» **DIRECTIONS FOR THIS TASK**
Write out the listing, please, but only from its first line through the line containing "Serif', 'Times New", exactly as given and without pictures.

» **LISTING**
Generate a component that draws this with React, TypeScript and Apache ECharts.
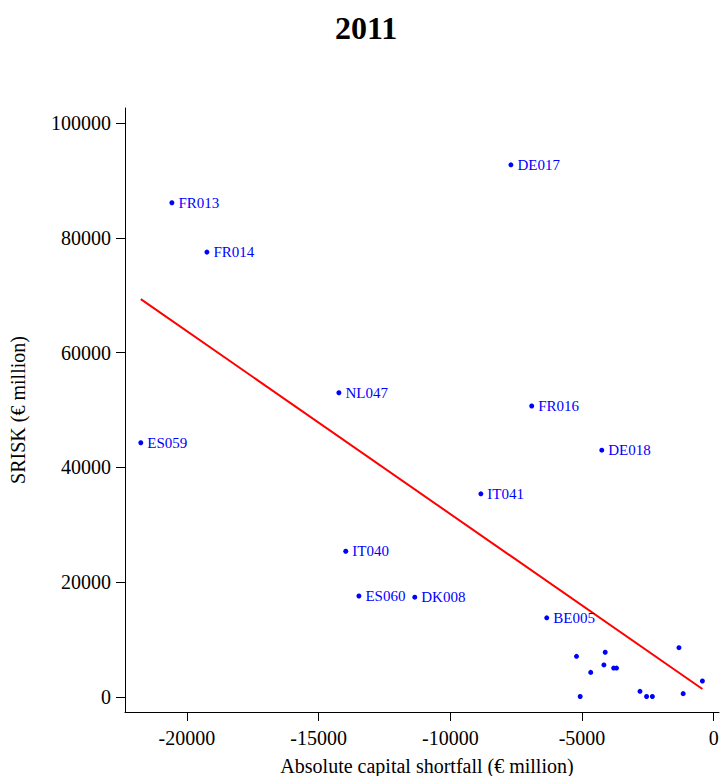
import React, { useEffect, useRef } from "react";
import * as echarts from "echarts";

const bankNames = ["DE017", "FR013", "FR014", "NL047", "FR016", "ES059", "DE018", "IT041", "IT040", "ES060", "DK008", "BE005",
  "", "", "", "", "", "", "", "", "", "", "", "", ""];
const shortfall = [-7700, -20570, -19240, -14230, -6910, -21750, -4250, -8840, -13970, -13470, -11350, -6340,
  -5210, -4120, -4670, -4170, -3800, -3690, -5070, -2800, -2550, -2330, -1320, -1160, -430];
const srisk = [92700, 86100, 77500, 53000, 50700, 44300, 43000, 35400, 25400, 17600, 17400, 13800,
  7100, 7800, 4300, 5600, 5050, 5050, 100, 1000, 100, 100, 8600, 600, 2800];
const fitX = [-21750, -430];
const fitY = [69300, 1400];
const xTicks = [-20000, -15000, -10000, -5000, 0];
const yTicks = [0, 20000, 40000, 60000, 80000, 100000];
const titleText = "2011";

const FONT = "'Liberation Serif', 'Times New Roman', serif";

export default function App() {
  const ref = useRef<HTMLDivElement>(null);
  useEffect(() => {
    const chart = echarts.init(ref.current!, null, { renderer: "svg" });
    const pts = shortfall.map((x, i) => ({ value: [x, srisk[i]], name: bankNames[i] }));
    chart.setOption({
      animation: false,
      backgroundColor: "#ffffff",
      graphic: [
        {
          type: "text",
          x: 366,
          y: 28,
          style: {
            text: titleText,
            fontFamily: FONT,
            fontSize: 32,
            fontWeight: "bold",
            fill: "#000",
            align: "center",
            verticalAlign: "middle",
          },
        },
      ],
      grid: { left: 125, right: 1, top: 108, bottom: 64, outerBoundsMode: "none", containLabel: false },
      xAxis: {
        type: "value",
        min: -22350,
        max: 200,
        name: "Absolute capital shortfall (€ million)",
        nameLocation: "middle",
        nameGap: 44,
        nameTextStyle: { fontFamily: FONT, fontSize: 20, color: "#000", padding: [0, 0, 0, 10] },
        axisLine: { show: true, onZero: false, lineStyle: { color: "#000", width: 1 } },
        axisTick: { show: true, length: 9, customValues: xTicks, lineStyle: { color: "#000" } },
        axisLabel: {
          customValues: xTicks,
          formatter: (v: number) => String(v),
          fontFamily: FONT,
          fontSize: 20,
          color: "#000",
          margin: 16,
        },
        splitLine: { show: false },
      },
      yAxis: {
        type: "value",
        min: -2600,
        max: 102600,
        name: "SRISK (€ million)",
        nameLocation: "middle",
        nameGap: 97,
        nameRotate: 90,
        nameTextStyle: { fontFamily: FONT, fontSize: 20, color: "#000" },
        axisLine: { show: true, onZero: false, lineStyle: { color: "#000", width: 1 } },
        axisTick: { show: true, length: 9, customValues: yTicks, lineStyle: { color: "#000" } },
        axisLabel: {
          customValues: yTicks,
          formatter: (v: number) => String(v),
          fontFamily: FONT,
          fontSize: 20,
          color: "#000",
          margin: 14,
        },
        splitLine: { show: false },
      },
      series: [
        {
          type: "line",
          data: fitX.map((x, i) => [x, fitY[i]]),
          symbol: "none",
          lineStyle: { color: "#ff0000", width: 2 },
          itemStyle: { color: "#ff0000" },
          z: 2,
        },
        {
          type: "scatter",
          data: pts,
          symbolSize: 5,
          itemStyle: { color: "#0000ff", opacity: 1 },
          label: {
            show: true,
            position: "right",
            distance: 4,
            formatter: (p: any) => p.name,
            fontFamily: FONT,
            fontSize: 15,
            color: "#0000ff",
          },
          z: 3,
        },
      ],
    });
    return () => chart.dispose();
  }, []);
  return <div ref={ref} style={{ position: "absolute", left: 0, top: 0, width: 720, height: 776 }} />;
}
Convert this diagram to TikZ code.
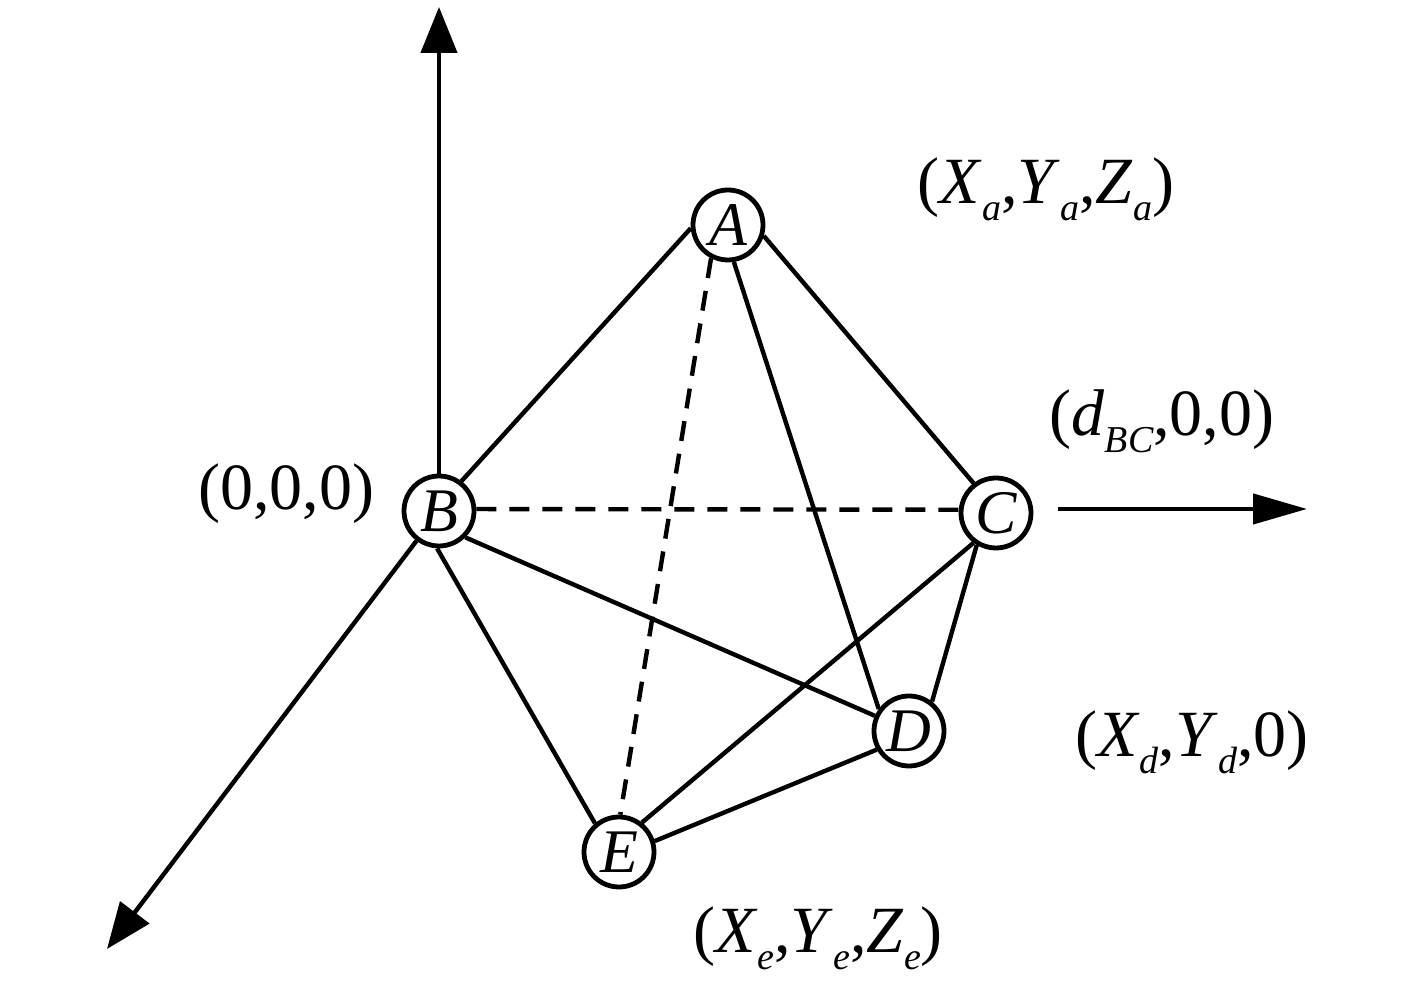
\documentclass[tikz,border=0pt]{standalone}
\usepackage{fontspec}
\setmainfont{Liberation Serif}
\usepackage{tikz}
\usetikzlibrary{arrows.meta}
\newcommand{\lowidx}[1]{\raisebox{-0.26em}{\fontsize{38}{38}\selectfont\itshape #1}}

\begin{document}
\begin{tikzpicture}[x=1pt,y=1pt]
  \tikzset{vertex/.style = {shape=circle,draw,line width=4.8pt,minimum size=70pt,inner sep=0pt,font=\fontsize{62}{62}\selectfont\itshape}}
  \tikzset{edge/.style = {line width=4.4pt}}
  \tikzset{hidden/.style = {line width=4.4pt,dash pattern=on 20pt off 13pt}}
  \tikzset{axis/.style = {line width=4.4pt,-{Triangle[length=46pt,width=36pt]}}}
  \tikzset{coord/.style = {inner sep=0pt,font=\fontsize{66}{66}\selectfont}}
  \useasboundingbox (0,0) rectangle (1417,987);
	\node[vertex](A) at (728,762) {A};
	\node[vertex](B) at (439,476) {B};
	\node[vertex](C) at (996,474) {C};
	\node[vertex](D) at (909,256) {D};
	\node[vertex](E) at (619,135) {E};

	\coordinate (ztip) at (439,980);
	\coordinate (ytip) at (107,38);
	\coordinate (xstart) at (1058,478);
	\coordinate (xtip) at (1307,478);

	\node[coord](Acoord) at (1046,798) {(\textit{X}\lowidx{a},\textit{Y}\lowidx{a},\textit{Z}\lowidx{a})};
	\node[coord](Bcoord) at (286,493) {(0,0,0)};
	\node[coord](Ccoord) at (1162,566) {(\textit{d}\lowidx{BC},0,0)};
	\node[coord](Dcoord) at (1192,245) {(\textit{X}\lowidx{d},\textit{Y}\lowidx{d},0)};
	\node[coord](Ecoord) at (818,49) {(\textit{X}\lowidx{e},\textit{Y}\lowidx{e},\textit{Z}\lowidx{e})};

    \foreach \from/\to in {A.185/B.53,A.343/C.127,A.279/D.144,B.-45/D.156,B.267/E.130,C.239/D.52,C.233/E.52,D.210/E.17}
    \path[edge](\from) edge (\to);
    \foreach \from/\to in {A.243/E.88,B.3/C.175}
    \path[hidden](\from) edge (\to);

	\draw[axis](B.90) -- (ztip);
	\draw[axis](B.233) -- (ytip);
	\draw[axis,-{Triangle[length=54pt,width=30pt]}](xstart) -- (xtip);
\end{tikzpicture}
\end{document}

» **RESULT OF THIS TASK**
Generate a component that draws this with React, TypeScript and Apache ECharts.
import React, { useEffect, useRef } from "react";
import * as echarts from "echarts";

const bankNames = ["DE017", "FR013", "FR014", "NL047", "FR016", "ES059", "DE018", "IT041", "IT040", "ES060", "DK008", "BE005",
  "", "", "", "", "", "", "", "", "", "", "", "", ""];
const shortfall = [-7700, -20570, -19240, -14230, -6910, -21750, -4250, -8840, -13970, -13470, -11350, -6340,
  -5210, -4120, -4670, -4170, -3800, -3690, -5070, -2800, -2550, -2330, -1320, -1160, -430];
const srisk = [92700, 86100, 77500, 53000, 50700, 44300, 43000, 35400, 25400, 17600, 17400, 13800,
  7100, 7800, 4300, 5600, 5050, 5050, 100, 1000, 100, 100, 8600, 600, 2800];
const fitX = [-21750, -430];
const fitY = [69300, 1400];
const xTicks = [-20000, -15000, -10000, -5000, 0];
const yTicks = [0, 20000, 40000, 60000, 80000, 100000];
const titleText = "2011";

const FONT = "'Liberation Serif', 'Times New Roman', serif";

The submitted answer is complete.